_Goal of the exercise_.
Copy everything in the data below exactly except the pictures.

>> BEGIN

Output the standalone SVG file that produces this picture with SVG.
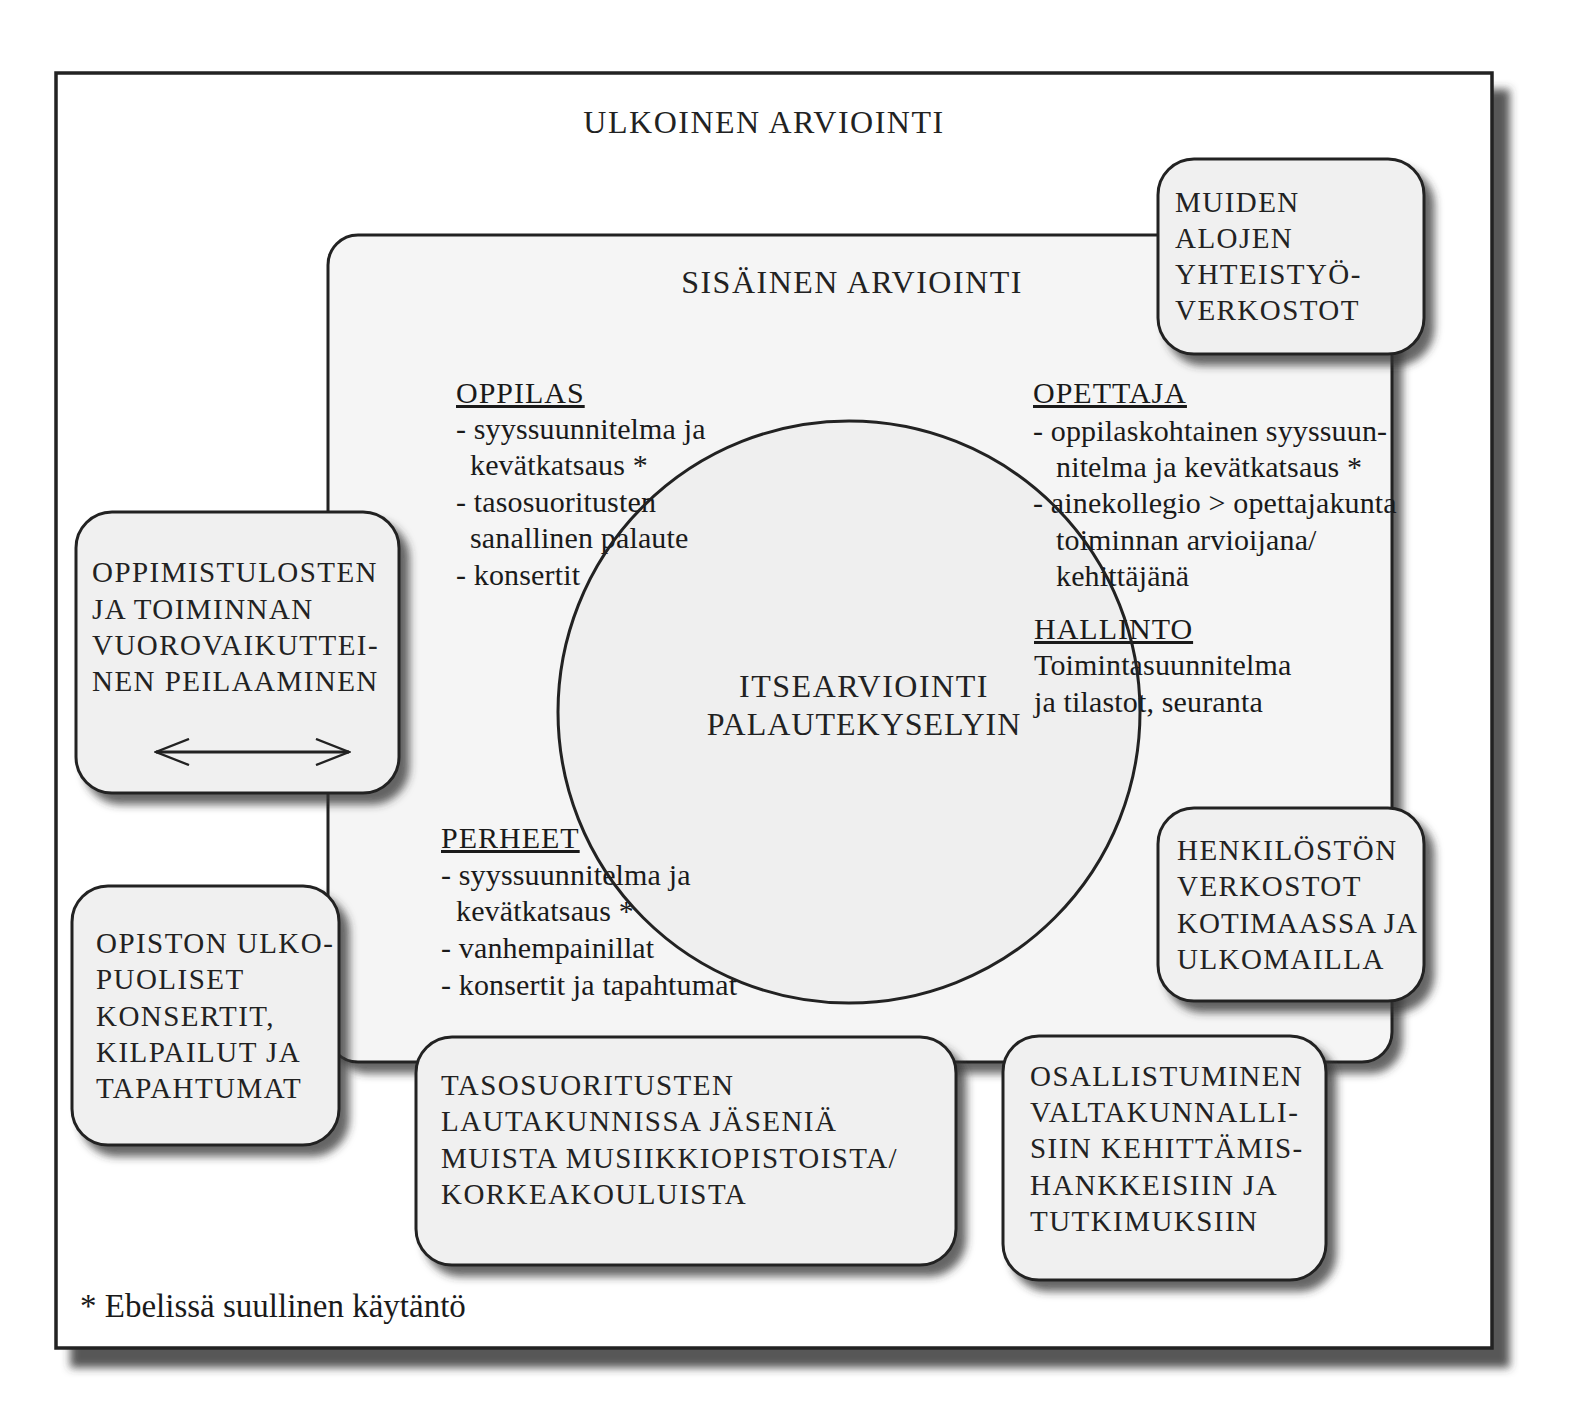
<svg xmlns="http://www.w3.org/2000/svg" width="1580" height="1418" viewBox="0 0 1580 1418">
<defs>
<filter id="shOuter" x="-5%" y="-5%" width="115%" height="115%">
<feDropShadow dx="16" dy="18" stdDeviation="4" flood-color="#3a3a3a" flood-opacity="0.85"/>
</filter>
<filter id="shBox" x="-10%" y="-10%" width="130%" height="130%">
<feDropShadow dx="9" dy="10" stdDeviation="4" flood-color="#333" flood-opacity="0.75"/>
</filter>
<marker id="chev" viewBox="0 0 36 28" refX="34" refY="14" markerWidth="36" markerHeight="28" markerUnits="userSpaceOnUse" orient="auto-start-reverse">
<path d="M1 1 L34 14 L1 27" fill="none" stroke="#222" stroke-width="2.4"/>
</marker>
<style>
.frame{fill:#fff;stroke:#222;stroke-width:3.5}
.inner{fill:#f5f5f5;stroke:#222;stroke-width:3}
.box{fill:#f0f0f0;stroke:#222;stroke-width:3}
.cap{font-family:"Liberation Serif","DejaVu Serif",serif;font-size:29px;letter-spacing:1.45px;fill:#222}
.big{font-family:"Liberation Serif","DejaVu Serif",serif;font-size:32px;letter-spacing:1.5px;fill:#222}
.lc{font-family:"Liberation Serif","Times New Roman",serif;font-size:30px;letter-spacing:0.15px;fill:#1a1a1a}
.fn{font-family:"Liberation Serif","Times New Roman",serif;font-size:33px;fill:#1a1a1a}
.hd{text-decoration:underline;letter-spacing:1px}
</style>
</defs>

<g id="ulkoinen">
<rect class="frame" x="56" y="73" width="1436" height="1275" filter="url(#shOuter)"/>
<text class="big" x="764" y="133" text-anchor="middle">ULKOINEN ARVIOINTI</text>
<text class="fn" x="80" y="1317">* Ebelissä suullinen käytäntö</text>
</g>

<g id="sisainen">
<rect class="inner" x="328" y="235" width="1064" height="827" rx="30" filter="url(#shBox)"/>
<text class="big" x="852" y="293" text-anchor="middle">SISÄINEN ARVIOINTI</text>
</g>

<g id="itsearviointi">
<circle cx="849" cy="712" r="291" fill="#efefef"/>
<text class="big" x="864" y="697" text-anchor="middle">ITSEARVIOINTI</text>
<text class="big" x="864" y="735" text-anchor="middle" style="letter-spacing:1px">PALAUTEKYSELYIN</text>
</g>

<g id="oppilas">
<text class="lc hd" x="456" y="403">OPPILAS</text>
<text class="lc" x="456" y="439">- syyssuunnitelma ja</text>
<text class="lc" x="470" y="475">kevätkatsaus *</text>
<text class="lc" x="456" y="512">- tasosuoritusten</text>
<text class="lc" x="470" y="548">sanallinen palaute</text>
<text class="lc" x="456" y="585">- konsertit</text>
</g>

<g id="opettaja">
<text class="lc hd" x="1033" y="403">OPETTAJA</text>
<text class="lc" x="1033" y="441">- oppilaskohtainen syyssuun-</text>
<text class="lc" x="1056" y="477">nitelma ja kevätkatsaus *</text>
<text class="lc" x="1033" y="513">- ainekollegio &gt; opettajakunta</text>
<text class="lc" x="1056" y="550">toiminnan arvioijana/</text>
<text class="lc" x="1056" y="586">kehittäjänä</text>
</g>

<g id="hallinto">
<text class="lc hd" x="1034" y="639">HALLINTO</text>
<text class="lc" x="1034" y="675">Toimintasuunnitelma</text>
<text class="lc" x="1034" y="712">ja tilastot, seuranta</text>
</g>

<g id="perheet">
<text class="lc hd" x="441" y="848">PERHEET</text>
<text class="lc" x="441" y="885">- syyssuunnitelma ja</text>
<text class="lc" x="456" y="921">kevätkatsaus *</text>
<text class="lc" x="441" y="958">- vanhempainillat</text>
<text class="lc" x="441" y="995">- konsertit ja tapahtumat</text>
</g>

<circle cx="849" cy="712" r="291" fill="none" stroke="#222" stroke-width="3"/>

<g id="muiden">
<rect class="box" x="1158" y="159" width="266" height="195" rx="36" filter="url(#shBox)"/>
<text class="cap" x="1175" y="212">MUIDEN</text>
<text class="cap" x="1175" y="248">ALOJEN</text>
<text class="cap" x="1175" y="284">YHTEISTYÖ-</text>
<text class="cap" x="1175" y="320">VERKOSTOT</text>
</g>

<g id="oppimistulosten">
<rect class="box" x="76" y="512" width="323" height="281" rx="36" filter="url(#shBox)"/>
<text class="cap" x="92" y="582">OPPIMISTULOSTEN</text>
<text class="cap" x="92" y="619">JA TOIMINNAN</text>
<text class="cap" x="92" y="655">VUOROVAIKUTTEI-</text>
<text class="cap" x="92" y="691">NEN PEILAAMINEN</text>
</g>

<g id="opiston">
<rect class="box" x="72" y="886" width="267" height="259" rx="36" filter="url(#shBox)"/>
<text class="cap" x="96" y="953">OPISTON ULKO-</text>
<text class="cap" x="96" y="989">PUOLISET</text>
<text class="cap" x="96" y="1026">KONSERTIT,</text>
<text class="cap" x="96" y="1062">KILPAILUT JA</text>
<text class="cap" x="96" y="1098">TAPAHTUMAT</text>
</g>

<g id="tasosuoritusten">
<rect class="box" x="416" y="1037" width="540" height="228" rx="36" filter="url(#shBox)"/>
<text class="cap" x="441" y="1095">TASOSUORITUSTEN</text>
<text class="cap" x="441" y="1131">LAUTAKUNNISSA JÄSENIÄ</text>
<text class="cap" x="441" y="1168">MUISTA MUSIIKKIOPISTOISTA/</text>
<text class="cap" x="441" y="1204">KORKEAKOULUISTA</text>
</g>

<g id="henkiloston">
<rect class="box" x="1158" y="808" width="266" height="193" rx="36" filter="url(#shBox)"/>
<text class="cap" x="1177" y="860">HENKILÖSTÖN</text>
<text class="cap" x="1177" y="896">VERKOSTOT</text>
<text class="cap" x="1177" y="933" style="letter-spacing:1px">KOTIMAASSA JA</text>
<text class="cap" x="1177" y="969">ULKOMAILLA</text>
</g>

<g id="osallistuminen">
<rect class="box" x="1003" y="1036" width="323" height="244" rx="36" filter="url(#shBox)"/>
<text class="cap" x="1030" y="1086">OSALLISTUMINEN</text>
<text class="cap" x="1030" y="1122">VALTAKUNNALLI-</text>
<text class="cap" x="1030" y="1158">SIIN KEHITTÄMIS-</text>
<text class="cap" x="1030" y="1195">HANKKEISIIN JA</text>
<text class="cap" x="1030" y="1231">TUTKIMUKSIIN</text>
</g>

<g id="connectors">
<line x1="156" y1="752" x2="349" y2="752" stroke="#222" stroke-width="3" marker-start="url(#chev)" marker-end="url(#chev)"/>
</g>
</svg>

>> END

_The result_.
Output the standalone SVG file that produces this picture with SVG.
<svg xmlns="http://www.w3.org/2000/svg" width="1580" height="1418" viewBox="0 0 1580 1418">
<defs>
<filter id="shOuter" x="-5%" y="-5%" width="115%" height="115%">
<feDropShadow dx="16" dy="18" stdDeviation="4" flood-color="#3a3a3a" flood-opacity="0.85"/>
</filter>
<filter id="shBox" x="-10%" y="-10%" width="130%" height="130%">
<feDropShadow dx="9" dy="10" stdDeviation="4" flood-color="#333" flood-opacity="0.75"/>
</filter>
<marker id="chev" viewBox="0 0 36 28" refX="34" refY="14" markerWidth="36" markerHeight="28" markerUnits="userSpaceOnUse" orient="auto-start-reverse">
<path d="M1 1 L34 14 L1 27" fill="none" stroke="#222" stroke-width="2.4"/>
</marker>
<style>
.frame{fill:#fff;stroke:#222;stroke-width:3.5}
.inner{fill:#f5f5f5;stroke:#222;stroke-width:3}
.box{fill:#f0f0f0;stroke:#222;stroke-width:3}
.cap{font-family:"Liberation Serif","DejaVu Serif",serif;font-size:29px;letter-spacing:1.45px;fill:#222}
.big{font-family:"Liberation Serif","DejaVu Serif",serif;font-size:32px;letter-spacing:1.5px;fill:#222}
.lc{font-family:"Liberation Serif","Times New Roman",serif;font-size:30px;letter-spacing:0.15px;fill:#1a1a1a}
.fn{font-family:"Liberation Serif","Times New Roman",serif;font-size:33px;fill:#1a1a1a}
.hd{text-decoration:underline;letter-spacing:1px}
</style>
</defs>

<g id="ulkoinen">
<rect class="frame" x="56" y="73" width="1436" height="1275" filter="url(#shOuter)"/>
<text class="big" x="764" y="133" text-anchor="middle">ULKOINEN ARVIOINTI</text>
<text class="fn" x="80" y="1317">* Ebelissä suullinen käytäntö</text>
</g>

<g id="sisainen">
<rect class="inner" x="328" y="235" width="1064" height="827" rx="30" filter="url(#shBox)"/>
<text class="big" x="852" y="293" text-anchor="middle">SISÄINEN ARVIOINTI</text>
</g>

<g id="itsearviointi">
<circle cx="849" cy="712" r="291" fill="#efefef"/>
<text class="big" x="864" y="697" text-anchor="middle">ITSEARVIOINTI</text>
<text class="big" x="864" y="735" text-anchor="middle" style="letter-spacing:1px">PALAUTEKYSELYIN</text>
</g>

<g id="oppilas">
<text class="lc hd" x="456" y="403">OPPILAS</text>
<text class="lc" x="456" y="439">- syyssuunnitelma ja</text>
<text class="lc" x="470" y="475">kevätkatsaus *</text>
<text class="lc" x="456" y="512">- tasosuoritusten</text>
<text class="lc" x="470" y="548">sanallinen palaute</text>
<text class="lc" x="456" y="585">- konsertit</text>
</g>

<g id="opettaja">
<text class="lc hd" x="1033" y="403">OPETTAJA</text>
<text class="lc" x="1033" y="441">- oppilaskohtainen syyssuun-</text>
<text class="lc" x="1056" y="477">nitelma ja kevätkatsaus *</text>
<text class="lc" x="1033" y="513">- ainekollegio &gt; opettajakunta</text>
<text class="lc" x="1056" y="550">toiminnan arvioijana/</text>
<text class="lc" x="1056" y="586">kehittäjänä</text>
</g>

<g id="hallinto">
<text class="lc hd" x="1034" y="639">HALLINTO</text>
<text class="lc" x="1034" y="675">Toimintasuunnitelma</text>
<text class="lc" x="1034" y="712">ja tilastot, seuranta</text>
</g>

<g id="perheet">
<text class="lc hd" x="441" y="848">PERHEET</text>
<text class="lc" x="441" y="885">- syyssuunnitelma ja</text>
<text class="lc" x="456" y="921">kevätkatsaus *</text>
<text class="lc" x="441" y="958">- vanhempainillat</text>
<text class="lc" x="441" y="995">- konsertit ja tapahtumat</text>
</g>

<circle cx="849" cy="712" r="291" fill="none" stroke="#222" stroke-width="3"/>

<g id="muiden">
<rect class="box" x="1158" y="159" width="266" height="195" rx="36" filter="url(#shBox)"/>
<text class="cap" x="1175" y="212">MUIDEN</text>
<text class="cap" x="1175" y="248">ALOJEN</text>
<text class="cap" x="1175" y="284">YHTEISTYÖ-</text>
<text class="cap" x="1175" y="320">VERKOSTOT</text>
</g>

<g id="oppimistulosten">
<rect class="box" x="76" y="512" width="323" height="281" rx="36" filter="url(#shBox)"/>
<text class="cap" x="92" y="582">OPPIMISTULOSTEN</text>
<text class="cap" x="92" y="619">JA TOIMINNAN</text>
<text class="cap" x="92" y="655">VUOROVAIKUTTEI-</text>
<text class="cap" x="92" y="691">NEN PEILAAMINEN</text>
</g>

<g id="opiston">
<rect class="box" x="72" y="886" width="267" height="259" rx="36" filter="url(#shBox)"/>
<text class="cap" x="96" y="953">OPISTON ULKO-</text>
<text class="cap" x="96" y="989">PUOLISET</text>
<text class="cap" x="96" y="1026">KONSERTIT,</text>
<text class="cap" x="96" y="1062">KILPAILUT JA</text>
<text class="cap" x="96" y="1098">TAPAHTUMAT</text>
</g>

<g id="tasosuoritusten">
<rect class="box" x="416" y="1037" width="540" height="228" rx="36" filter="url(#shBox)"/>
<text class="cap" x="441" y="1095">TASOSUORITUSTEN</text>
<text class="cap" x="441" y="1131">LAUTAKUNNISSA JÄSENIÄ</text>
<text class="cap" x="441" y="1168">MUISTA MUSIIKKIOPISTOISTA/</text>
<text class="cap" x="441" y="1204">KORKEAKOULUISTA</text>
</g>

<g id="henkiloston">
<rect class="box" x="1158" y="808" width="266" height="193" rx="36" filter="url(#shBox)"/>
<text class="cap" x="1177" y="860">HENKILÖSTÖN</text>
<text class="cap" x="1177" y="896">VERKOSTOT</text>
<text class="cap" x="1177" y="933" style="letter-spacing:1px">KOTIMAASSA JA</text>
<text class="cap" x="1177" y="969">ULKOMAILLA</text>
</g>

<g id="osallistuminen">
<rect class="box" x="1003" y="1036" width="323" height="244" rx="36" filter="url(#shBox)"/>
<text class="cap" x="1030" y="1086">OSALLISTUMINEN</text>
<text class="cap" x="1030" y="1122">VALTAKUNNALLI-</text>
<text class="cap" x="1030" y="1158">SIIN KEHITTÄMIS-</text>
<text class="cap" x="1030" y="1195">HANKKEISIIN JA</text>
<text class="cap" x="1030" y="1231">TUTKIMUKSIIN</text>
</g>

<g id="connectors">
<line x1="156" y1="752" x2="349" y2="752" stroke="#222" stroke-width="3" marker-start="url(#chev)" marker-end="url(#chev)"/>
</g>
</svg>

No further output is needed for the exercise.